Distractfold Ensemble

Manchester-based Distractfold Ensemble is a collective of performers, composers and curators all acting out of shared love, passion and interest in the music and culture of our times. Coming from different continents, backgrounds and having received a diverse education, together they create a nexus of ideas and influences which all contribute towards the ensemble’s unique voice and identity.
They perform acoustic, mixed and electroacoustic music of their peers, alongside music of the more established composers with whom they have formed close collaborations and friendships.
In the seven years they have been together, they have toured internationally and hosted many exciting international artists in Manchester whose work reflects their aims of going deep into the details of all music they play, as well as embracing unusual and innovative concert situations.
Last season they performed, among others, at Rainy Days Festival in Luxembourg, hcmf, Kalv Festival and travelled to California for a residence at Stanford University.
In 2017 they curated, produced & performed Cut & Splice Festival which took place in Manchester in March, in collaboration with Sound and Music and BBC Radio 3.
Besides playing new music members of Distractfold can be found dancing salsa, working at the helpline of the Samaritans, collecting anything with cat imagery, stroking cats, watching cat youtube videos, folding origami, obsessively worrying about bubble wrap not being recyclable and researching natural medicine.

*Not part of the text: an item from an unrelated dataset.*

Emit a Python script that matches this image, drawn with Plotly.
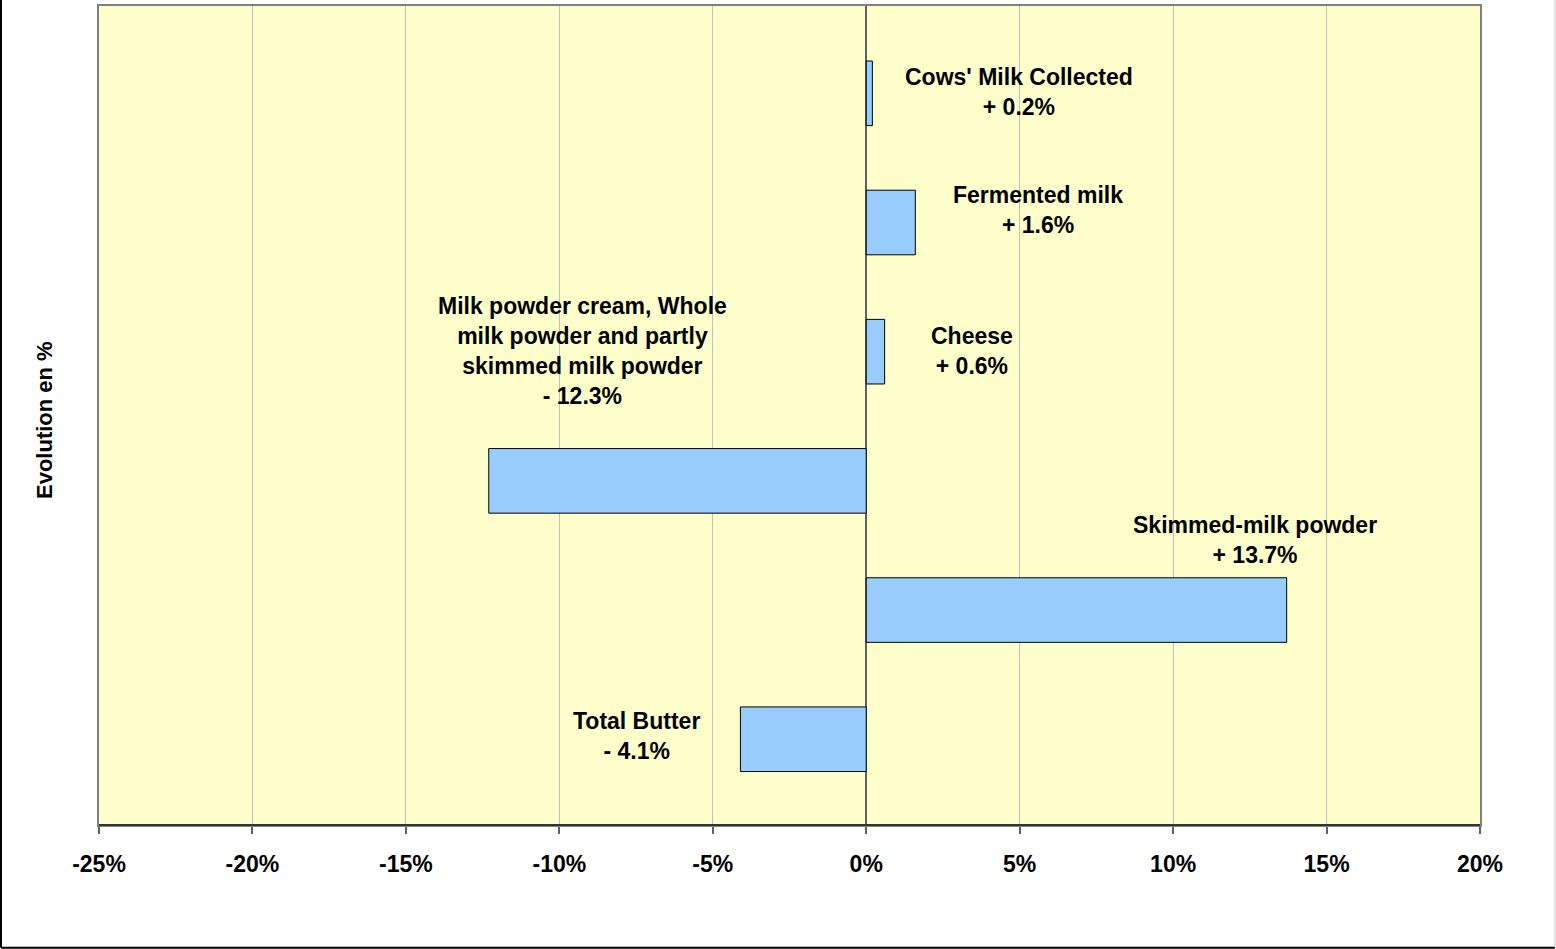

http://www.distractfold.co.uk

Barblina Meierhans

Barblina Meierhans (*1981, Switzerland) creates works in the disciplines of instrumental composition, music theatre and installations. She reduces rather than elaborates and seeks to discover the essence of a sound-related situation. It is in this specific regard that their farthest-reaching abstract links are forged.

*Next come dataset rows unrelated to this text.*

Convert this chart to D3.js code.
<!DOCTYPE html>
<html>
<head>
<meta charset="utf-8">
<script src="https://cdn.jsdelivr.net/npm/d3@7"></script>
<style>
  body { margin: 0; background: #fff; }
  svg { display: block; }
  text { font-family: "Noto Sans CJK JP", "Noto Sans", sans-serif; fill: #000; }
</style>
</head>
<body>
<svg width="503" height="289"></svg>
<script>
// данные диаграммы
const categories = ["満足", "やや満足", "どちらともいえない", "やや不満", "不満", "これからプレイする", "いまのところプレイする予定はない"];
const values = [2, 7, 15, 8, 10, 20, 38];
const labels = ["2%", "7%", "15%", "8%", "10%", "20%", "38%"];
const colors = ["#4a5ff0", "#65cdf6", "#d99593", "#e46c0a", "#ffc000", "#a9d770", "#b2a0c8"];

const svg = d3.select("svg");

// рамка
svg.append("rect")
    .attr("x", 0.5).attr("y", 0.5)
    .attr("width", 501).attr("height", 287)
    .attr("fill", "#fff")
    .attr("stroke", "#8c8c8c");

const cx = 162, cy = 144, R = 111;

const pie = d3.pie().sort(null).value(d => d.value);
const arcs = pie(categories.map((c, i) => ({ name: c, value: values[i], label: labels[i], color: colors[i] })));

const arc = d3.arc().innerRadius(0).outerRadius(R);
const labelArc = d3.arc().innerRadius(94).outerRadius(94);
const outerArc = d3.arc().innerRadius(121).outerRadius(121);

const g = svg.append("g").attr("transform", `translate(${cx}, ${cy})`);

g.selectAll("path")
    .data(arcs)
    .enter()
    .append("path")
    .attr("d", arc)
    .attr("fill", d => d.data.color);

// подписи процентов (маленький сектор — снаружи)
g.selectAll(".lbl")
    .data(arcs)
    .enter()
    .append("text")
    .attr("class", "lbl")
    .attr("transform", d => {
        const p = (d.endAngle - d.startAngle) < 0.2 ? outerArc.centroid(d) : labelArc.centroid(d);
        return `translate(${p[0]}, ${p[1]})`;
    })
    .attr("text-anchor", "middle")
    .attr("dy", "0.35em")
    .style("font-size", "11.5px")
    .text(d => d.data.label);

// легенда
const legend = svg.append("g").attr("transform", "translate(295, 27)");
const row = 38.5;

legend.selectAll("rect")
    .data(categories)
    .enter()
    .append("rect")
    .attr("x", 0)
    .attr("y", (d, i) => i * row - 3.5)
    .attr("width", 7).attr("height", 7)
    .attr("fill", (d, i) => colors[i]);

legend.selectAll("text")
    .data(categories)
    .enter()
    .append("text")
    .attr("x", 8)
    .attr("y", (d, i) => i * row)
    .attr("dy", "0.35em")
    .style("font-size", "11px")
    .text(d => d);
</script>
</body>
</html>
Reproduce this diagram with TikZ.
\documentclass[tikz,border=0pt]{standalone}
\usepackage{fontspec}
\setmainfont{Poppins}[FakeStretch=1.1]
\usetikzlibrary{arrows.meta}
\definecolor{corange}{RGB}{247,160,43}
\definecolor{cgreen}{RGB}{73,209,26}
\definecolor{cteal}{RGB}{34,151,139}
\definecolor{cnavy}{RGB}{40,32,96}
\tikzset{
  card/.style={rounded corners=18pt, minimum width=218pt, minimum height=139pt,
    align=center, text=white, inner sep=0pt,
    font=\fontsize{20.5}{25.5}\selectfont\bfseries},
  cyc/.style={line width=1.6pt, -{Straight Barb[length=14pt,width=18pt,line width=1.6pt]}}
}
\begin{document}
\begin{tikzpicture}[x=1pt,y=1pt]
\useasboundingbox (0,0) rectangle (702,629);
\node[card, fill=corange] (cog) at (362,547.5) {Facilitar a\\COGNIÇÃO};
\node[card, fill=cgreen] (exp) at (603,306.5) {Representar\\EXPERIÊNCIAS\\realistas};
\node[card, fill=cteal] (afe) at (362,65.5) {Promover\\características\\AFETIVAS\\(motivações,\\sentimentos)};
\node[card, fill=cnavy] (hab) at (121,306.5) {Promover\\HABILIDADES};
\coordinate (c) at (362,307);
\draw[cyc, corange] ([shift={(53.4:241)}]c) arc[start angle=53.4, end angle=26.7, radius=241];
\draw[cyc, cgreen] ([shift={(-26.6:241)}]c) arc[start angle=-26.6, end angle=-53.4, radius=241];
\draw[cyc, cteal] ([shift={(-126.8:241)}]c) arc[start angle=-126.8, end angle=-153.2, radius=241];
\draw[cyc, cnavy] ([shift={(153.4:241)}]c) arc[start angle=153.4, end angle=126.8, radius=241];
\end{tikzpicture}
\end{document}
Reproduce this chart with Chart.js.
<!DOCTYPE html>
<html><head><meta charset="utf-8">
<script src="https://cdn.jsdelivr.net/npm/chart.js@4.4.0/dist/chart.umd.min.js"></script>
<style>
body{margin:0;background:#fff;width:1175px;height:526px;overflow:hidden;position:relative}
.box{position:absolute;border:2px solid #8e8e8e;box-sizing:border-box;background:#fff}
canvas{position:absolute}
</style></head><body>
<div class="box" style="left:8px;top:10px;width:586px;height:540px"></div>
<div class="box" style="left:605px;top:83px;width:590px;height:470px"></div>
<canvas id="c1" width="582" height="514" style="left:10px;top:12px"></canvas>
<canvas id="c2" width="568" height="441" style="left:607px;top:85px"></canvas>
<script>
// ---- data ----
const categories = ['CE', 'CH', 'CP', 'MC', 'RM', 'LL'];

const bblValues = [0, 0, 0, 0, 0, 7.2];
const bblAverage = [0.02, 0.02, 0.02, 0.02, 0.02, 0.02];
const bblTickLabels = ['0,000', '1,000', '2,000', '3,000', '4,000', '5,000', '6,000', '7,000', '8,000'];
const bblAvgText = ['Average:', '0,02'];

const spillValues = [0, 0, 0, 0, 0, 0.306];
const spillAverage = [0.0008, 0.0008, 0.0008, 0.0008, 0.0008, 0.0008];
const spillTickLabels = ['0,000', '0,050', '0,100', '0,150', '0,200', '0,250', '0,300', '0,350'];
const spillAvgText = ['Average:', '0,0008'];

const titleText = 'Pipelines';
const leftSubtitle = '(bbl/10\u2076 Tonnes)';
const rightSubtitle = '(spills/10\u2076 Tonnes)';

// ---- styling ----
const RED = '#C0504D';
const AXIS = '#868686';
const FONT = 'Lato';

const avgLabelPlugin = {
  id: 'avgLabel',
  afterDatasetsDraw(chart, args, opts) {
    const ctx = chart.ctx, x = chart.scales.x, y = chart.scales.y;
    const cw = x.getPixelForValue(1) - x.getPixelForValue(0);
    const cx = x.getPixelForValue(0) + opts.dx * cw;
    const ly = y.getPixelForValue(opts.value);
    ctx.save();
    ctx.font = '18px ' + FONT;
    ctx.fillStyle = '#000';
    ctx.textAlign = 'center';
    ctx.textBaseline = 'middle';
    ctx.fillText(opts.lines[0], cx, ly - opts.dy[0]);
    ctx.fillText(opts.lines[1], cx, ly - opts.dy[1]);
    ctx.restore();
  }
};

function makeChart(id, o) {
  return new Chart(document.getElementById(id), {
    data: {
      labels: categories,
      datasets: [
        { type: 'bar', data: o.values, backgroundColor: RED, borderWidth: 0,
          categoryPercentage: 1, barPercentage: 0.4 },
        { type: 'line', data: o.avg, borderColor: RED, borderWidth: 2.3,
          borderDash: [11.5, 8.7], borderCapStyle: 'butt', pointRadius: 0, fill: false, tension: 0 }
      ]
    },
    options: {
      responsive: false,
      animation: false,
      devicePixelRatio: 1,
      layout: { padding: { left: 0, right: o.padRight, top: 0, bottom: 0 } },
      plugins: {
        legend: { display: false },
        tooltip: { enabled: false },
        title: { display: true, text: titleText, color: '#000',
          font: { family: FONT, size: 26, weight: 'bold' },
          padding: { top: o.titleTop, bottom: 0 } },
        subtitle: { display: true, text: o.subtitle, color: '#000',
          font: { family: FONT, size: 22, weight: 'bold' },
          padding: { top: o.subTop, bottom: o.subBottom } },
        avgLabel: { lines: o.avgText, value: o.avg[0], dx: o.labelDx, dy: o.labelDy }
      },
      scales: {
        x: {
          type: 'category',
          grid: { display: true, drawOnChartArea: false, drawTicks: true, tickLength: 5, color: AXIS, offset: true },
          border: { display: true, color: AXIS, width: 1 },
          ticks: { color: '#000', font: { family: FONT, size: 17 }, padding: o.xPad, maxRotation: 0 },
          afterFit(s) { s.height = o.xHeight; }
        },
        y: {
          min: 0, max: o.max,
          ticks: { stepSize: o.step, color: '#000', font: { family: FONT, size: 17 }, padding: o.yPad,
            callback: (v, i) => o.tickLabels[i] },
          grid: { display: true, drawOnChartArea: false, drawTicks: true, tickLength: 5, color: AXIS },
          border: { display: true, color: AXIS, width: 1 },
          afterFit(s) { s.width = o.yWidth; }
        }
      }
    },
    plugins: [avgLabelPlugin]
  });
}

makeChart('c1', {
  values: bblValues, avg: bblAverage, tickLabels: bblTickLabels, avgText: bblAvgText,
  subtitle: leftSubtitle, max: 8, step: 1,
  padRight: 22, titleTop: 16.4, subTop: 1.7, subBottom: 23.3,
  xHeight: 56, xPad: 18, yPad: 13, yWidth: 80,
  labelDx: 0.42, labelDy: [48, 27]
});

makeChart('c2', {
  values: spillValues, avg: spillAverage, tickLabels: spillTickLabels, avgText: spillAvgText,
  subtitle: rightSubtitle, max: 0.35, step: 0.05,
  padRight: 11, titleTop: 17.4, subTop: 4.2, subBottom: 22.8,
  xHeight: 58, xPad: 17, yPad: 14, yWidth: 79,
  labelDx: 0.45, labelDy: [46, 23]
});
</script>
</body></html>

Barblina Meierhans studied composition, violin, viola and experimental musictheatre at Zurich and Bern University of Arts and Dresden University of Music. She has been inspired in her composition work by Mark Andre, Manos Tsangaris, Franz Martin Olbrisch, Georges Aperghis and Xavier Dayer. Further studies in transdisciplinarity.

Hanna Hartman

Hanna Hartman is a Swedish sound artist living in Berlin. She has been awarded the Prix Europa 1998, the Karl-Sczuka-Prize 2005, the Phonurgia Nova Prize 2006 & 2016 and the Rosenberg Prize 2011. From 2007-08 she was composer-in-residence for Swedish Radio. Her work for Cut & Splice is a world premiere and a major new commission for Distractfold, with whom she has a long-term working relationship, in which amplified everyday objects reveal their hidden sonorities in unexpected, beautiful, intimate ways.